Begin Data for processing

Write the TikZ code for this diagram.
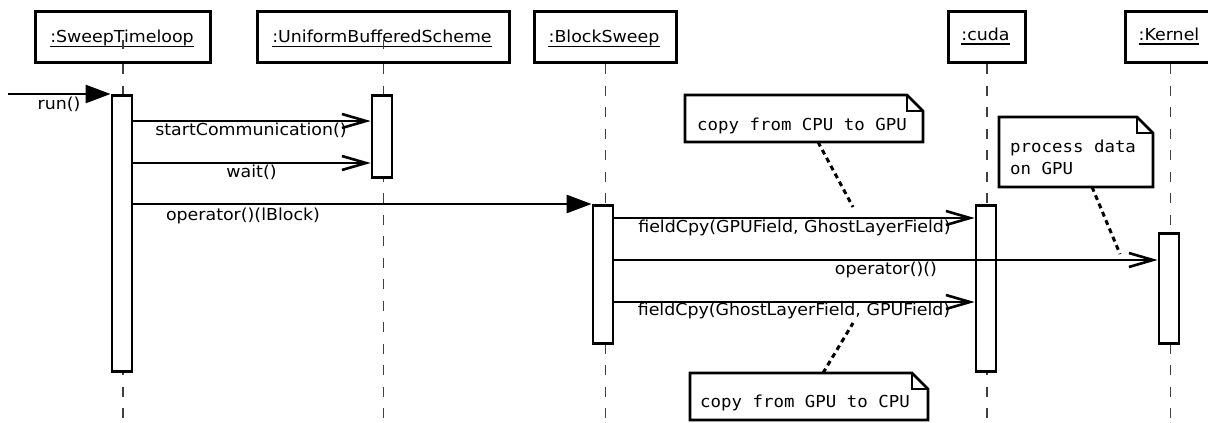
\documentclass[tikz,border=0pt]{standalone}
\usepackage{fontspec}
\setmainfont{DejaVu Sans}[FakeStretch=1.055]
\setmonofont{DejaVu Sans Mono}[FakeStretch=1.055]
\usetikzlibrary{arrows.meta}
\newcommand{\dogear}[1]{%
  \draw[notefr, fill=white] (#1.north west) -- ([xshift=-16pt]#1.north east) -- ([yshift=-16pt]#1.north east) -- (#1.south east) -- (#1.south west) -- cycle;
  \draw[notefr] ([xshift=-16pt]#1.north east) -- ([xshift=-16pt,yshift=-16pt]#1.north east) -- ([yshift=-16pt]#1.north east);}
\newcommand{\ulname}[1]{\draw[line width=1.2pt] ([yshift=-3.4pt]#1.base west) -- ([yshift=-3.4pt]#1.base east);}
\begin{document}
\begin{tikzpicture}[x=1pt,y=-1pt,
  font=\fontsize{16.5}{22}\selectfont,
  objbox/.style={draw, line width=3.1pt, inner sep=0pt, anchor=north west, minimum height=51pt},
  title/.style={inner sep=0pt, anchor=base},
  lifeline/.style={draw=black!75, line width=1.5pt, dash pattern=on 10pt off 11.5pt},
  act/.style={draw, fill=white, line width=2.8pt, inner sep=0pt, minimum width=20pt, anchor=north},
  msg/.style={line width=2.6pt, -{Straight Barb[length=24pt, width=14pt, line width=2.6pt]}},
  sync/.style={line width=2.6pt, -{Triangle[length=25pt, width=18pt]}},
  lbl/.style={inner sep=0pt, anchor=base},
  notebox/.style={inner sep=0pt, outer sep=0pt, anchor=north west},
  notefr/.style={line width=2.8pt, line join=miter},
  notetxt/.style={inner sep=0pt, font=\ttfamily\fontsize{16.5}{22}\selectfont},
  notelink/.style={line width=3pt, dash pattern=on 5pt off 4pt}
]
\useasboundingbox (0,0) rectangle (1208,423);
% object boxes
\node[objbox, minimum width=175pt] (stl) at (34,10) {};
\node[objbox, minimum width=252pt] (ubs) at (256,10) {};
\node[objbox, minimum width=142pt] (bs) at (533,10) {};
\node[objbox, minimum width=77pt] (cuda) at (947,10) {};
\node[objbox, minimum width=90pt] (kern) at (1124,10) {};
\node[title] (stlt) at (122,42.7) {:SweepTimeloop};
\node[title] (ubst) at (382,42.7) {:UniformBufferedScheme};
\node[title] (bst) at (604,42.7) {:BlockSweep};
\node[title] (cudat) at (985.5,40.5) {:cuda};
\node[title] (kernt) at (1169,40.5) {:Kernel};
\ulname{stlt}\ulname{ubst}\ulname{bst}\ulname{cudat}\ulname{kernt}
% lifelines
\draw[lifeline] (stl.south) -- ++(0,362);
\draw[lifeline] (ubs.south) -- ++(0,362);
\draw[lifeline] (bs.south) -- ++(0,362);
\draw[lifeline] (cuda.south) -- ++(0,362);
\draw[lifeline] (kern.south) -- ++(0,362);
\draw[draw=black!75, line width=1.5pt] ([yshift=-3pt]stl.center) -- ([yshift=-12pt]stl.center);
\draw[draw=black!75, line width=1.5pt] ([yshift=-3pt]ubs.center) -- ([yshift=-12pt]ubs.center);
% activations
\node[act, minimum height=276pt] (a1) at (122,94) {};
\node[act, minimum height=82pt] (a2) at (382,94) {};
\node[act, minimum height=138pt] (a3) at (603,204) {};
\node[act, minimum height=166pt] (a4) at (986,204) {};
\node[act, minimum height=110pt] (a5) at (1169,232) {};
% messages
\coordinate (start) at (8,94);
\draw[sync] (start) -- (a1.north west);
\draw[msg] ([yshift=-27pt]a1.north east) -- ([yshift=-27pt]a2.north west);
\draw[msg] ([yshift=-69pt]a1.north east) -- ([yshift=-69pt]a2.north west);
\draw[sync] ([yshift=-110pt]a1.north east) -- (a3.north west);
\draw[msg] ([yshift=-14pt]a3.north east) -- ([yshift=-14pt]a4.north west);
\draw[msg] ([yshift=-56pt]a3.north east) -- ([yshift=-28pt]a5.north west);
\draw[msg] ([yshift=-98pt]a3.north east) -- ([yshift=-98pt]a4.north west);
% labels
\node[lbl] (l1) at (59,109) {run()};
\node[lbl] (l2) at (251,135.5) {startCommunication()};
\node[lbl] (l3) at (251.5,177) {wait()};
\node[lbl] (l4) at (243,220) {operator()(lBlock)};
\node[lbl] (l5) at (794.5,232) {fieldCpy(GPUField, GhostLayerField)};
\node[lbl] (l6) at (886,274) {operator()()};
\node[lbl] (l7) at (794,315.5) {fieldCpy(GhostLayerField, GPUField)};
% notes
\node[notebox, minimum width=238pt, minimum height=47pt] (n1) at (685,95) {};
\dogear{n1}
\node[notetxt, anchor=base west] (n1t) at (697,130) {copy from CPU to GPU};
\node[notebox, minimum width=154pt, minimum height=70pt] (n2) at (999,117) {};
\dogear{n2}
\node[notetxt, anchor=north west, align=left] (n2t) at (1010,139.8) {process data\\on GPU};
\node[notebox, minimum width=238pt, minimum height=47pt] (n3) at (690,373) {};
\dogear{n3}
\node[notetxt, anchor=base west] (n3t) at (700,407) {copy from GPU to CPU};
\coordinate (c1) at (853,207);
\coordinate (c2) at (1120,254);
\coordinate (c3) at (853,323);
\draw[notelink] ([xshift=133pt]n1.south west) -- (c1);
\draw[notelink] ([xshift=93pt]n2.south west) -- (c2);
\draw[notelink] ([xshift=133pt]n3.north west) -- (c3);
\end{tikzpicture}
\end{document}
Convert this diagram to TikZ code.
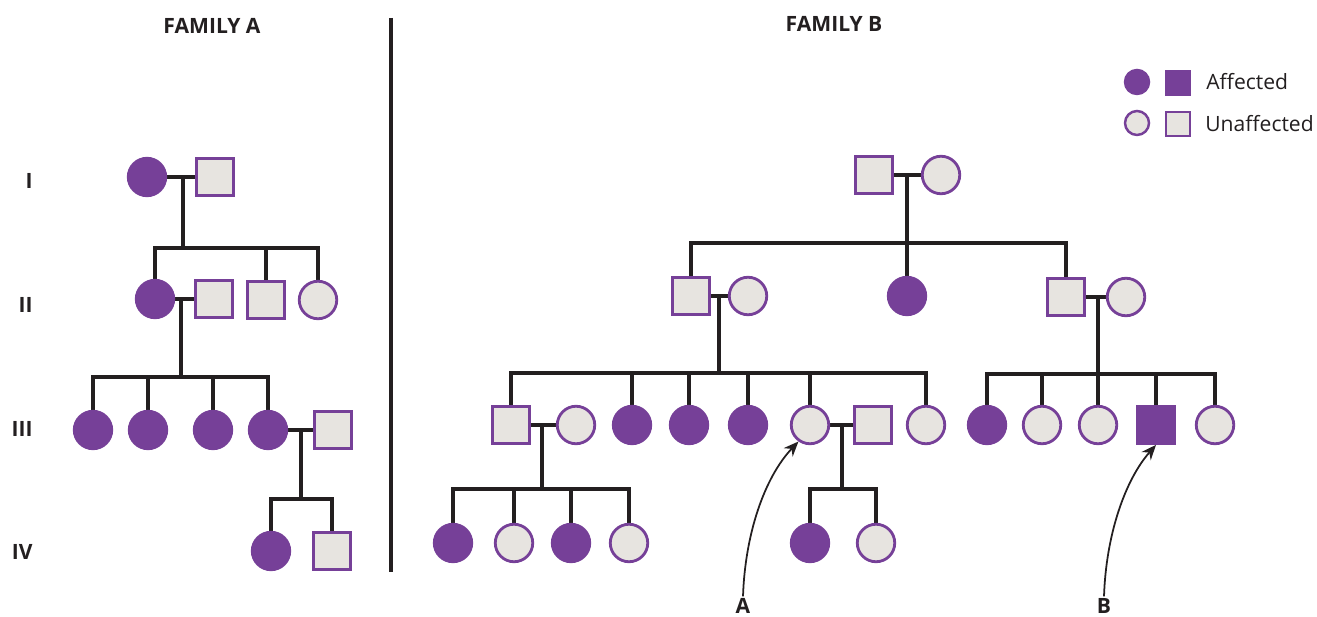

End Data for processing

**Requirements:** Transcribe all the data word for word; the images stay out.

**Result of the task:**
Write the TikZ code for this diagram.
\documentclass[tikz,border=0pt]{standalone}
\usepackage{fontspec}
\setmainfont{DejaVu Sans}[FakeStretch=1.055]
\setmonofont{DejaVu Sans Mono}[FakeStretch=1.055]
\usetikzlibrary{arrows.meta}
\newcommand{\dogear}[1]{%
  \draw[notefr, fill=white] (#1.north west) -- ([xshift=-16pt]#1.north east) -- ([yshift=-16pt]#1.north east) -- (#1.south east) -- (#1.south west) -- cycle;
  \draw[notefr] ([xshift=-16pt]#1.north east) -- ([xshift=-16pt,yshift=-16pt]#1.north east) -- ([yshift=-16pt]#1.north east);}
\newcommand{\ulname}[1]{\draw[line width=1.2pt] ([yshift=-3.4pt]#1.base west) -- ([yshift=-3.4pt]#1.base east);}
\begin{document}
\begin{tikzpicture}[x=1pt,y=-1pt,
  font=\fontsize{16.5}{22}\selectfont,
  objbox/.style={draw, line width=3.1pt, inner sep=0pt, anchor=north west, minimum height=51pt},
  title/.style={inner sep=0pt, anchor=base},
  lifeline/.style={draw=black!75, line width=1.5pt, dash pattern=on 10pt off 11.5pt},
  act/.style={draw, fill=white, line width=2.8pt, inner sep=0pt, minimum width=20pt, anchor=north},
  msg/.style={line width=2.6pt, -{Straight Barb[length=24pt, width=14pt, line width=2.6pt]}},
  sync/.style={line width=2.6pt, -{Triangle[length=25pt, width=18pt]}},
  lbl/.style={inner sep=0pt, anchor=base},
  notebox/.style={inner sep=0pt, outer sep=0pt, anchor=north west},
  notefr/.style={line width=2.8pt, line join=miter},
  notetxt/.style={inner sep=0pt, font=\ttfamily\fontsize{16.5}{22}\selectfont},
  notelink/.style={line width=3pt, dash pattern=on 5pt off 4pt}
]
\useasboundingbox (0,0) rectangle (1208,423);
% object boxes
\node[objbox, minimum width=175pt] (stl) at (34,10) {};
\node[objbox, minimum width=252pt] (ubs) at (256,10) {};
\node[objbox, minimum width=142pt] (bs) at (533,10) {};
\node[objbox, minimum width=77pt] (cuda) at (947,10) {};
\node[objbox, minimum width=90pt] (kern) at (1124,10) {};
\node[title] (stlt) at (122,42.7) {:SweepTimeloop};
\node[title] (ubst) at (382,42.7) {:UniformBufferedScheme};
\node[title] (bst) at (604,42.7) {:BlockSweep};
\node[title] (cudat) at (985.5,40.5) {:cuda};
\node[title] (kernt) at (1169,40.5) {:Kernel};
\ulname{stlt}\ulname{ubst}\ulname{bst}\ulname{cudat}\ulname{kernt}
% lifelines
\draw[lifeline] (stl.south) -- ++(0,362);
\draw[lifeline] (ubs.south) -- ++(0,362);
\draw[lifeline] (bs.south) -- ++(0,362);
\draw[lifeline] (cuda.south) -- ++(0,362);
\draw[lifeline] (kern.south) -- ++(0,362);
\draw[draw=black!75, line width=1.5pt] ([yshift=-3pt]stl.center) -- ([yshift=-12pt]stl.center);
\draw[draw=black!75, line width=1.5pt] ([yshift=-3pt]ubs.center) -- ([yshift=-12pt]ubs.center);
% activations
\node[act, minimum height=276pt] (a1) at (122,94) {};
\node[act, minimum height=82pt] (a2) at (382,94) {};
\node[act, minimum height=138pt] (a3) at (603,204) {};
\node[act, minimum height=166pt] (a4) at (986,204) {};
\node[act, minimum height=110pt] (a5) at (1169,232) {};
% messages
\coordinate (start) at (8,94);
\draw[sync] (start) -- (a1.north west);
\draw[msg] ([yshift=-27pt]a1.north east) -- ([yshift=-27pt]a2.north west);
\draw[msg] ([yshift=-69pt]a1.north east) -- ([yshift=-69pt]a2.north west);
\draw[sync] ([yshift=-110pt]a1.north east) -- (a3.north west);
\draw[msg] ([yshift=-14pt]a3.north east) -- ([yshift=-14pt]a4.north west);
\draw[msg] ([yshift=-56pt]a3.north east) -- ([yshift=-28pt]a5.north west);
\draw[msg] ([yshift=-98pt]a3.north east) -- ([yshift=-98pt]a4.north west);
% labels
\node[lbl] (l1) at (59,109) {run()};
\node[lbl] (l2) at (251,135.5) {startCommunication()};
\node[lbl] (l3) at (251.5,177) {wait()};
\node[lbl] (l4) at (243,220) {operator()(lBlock)};
\node[lbl] (l5) at (794.5,232) {fieldCpy(GPUField, GhostLayerField)};
\node[lbl] (l6) at (886,274) {operator()()};
\node[lbl] (l7) at (794,315.5) {fieldCpy(GhostLayerField, GPUField)};
% notes
\node[notebox, minimum width=238pt, minimum height=47pt] (n1) at (685,95) {};
\dogear{n1}
\node[notetxt, anchor=base west] (n1t) at (697,130) {copy from CPU to GPU};
\node[notebox, minimum width=154pt, minimum height=70pt] (n2) at (999,117) {};
\dogear{n2}
\node[notetxt, anchor=north west, align=left] (n2t) at (1010,139.8) {process data\\on GPU};
\node[notebox, minimum width=238pt, minimum height=47pt] (n3) at (690,373) {};
\dogear{n3}
\node[notetxt, anchor=base west] (n3t) at (700,407) {copy from GPU to CPU};
\coordinate (c1) at (853,207);
\coordinate (c2) at (1120,254);
\coordinate (c3) at (853,323);
\draw[notelink] ([xshift=133pt]n1.south west) -- (c1);
\draw[notelink] ([xshift=93pt]n2.south west) -- (c2);
\draw[notelink] ([xshift=133pt]n3.north west) -- (c3);
\end{tikzpicture}
\end{document}
Convert this diagram to TikZ code.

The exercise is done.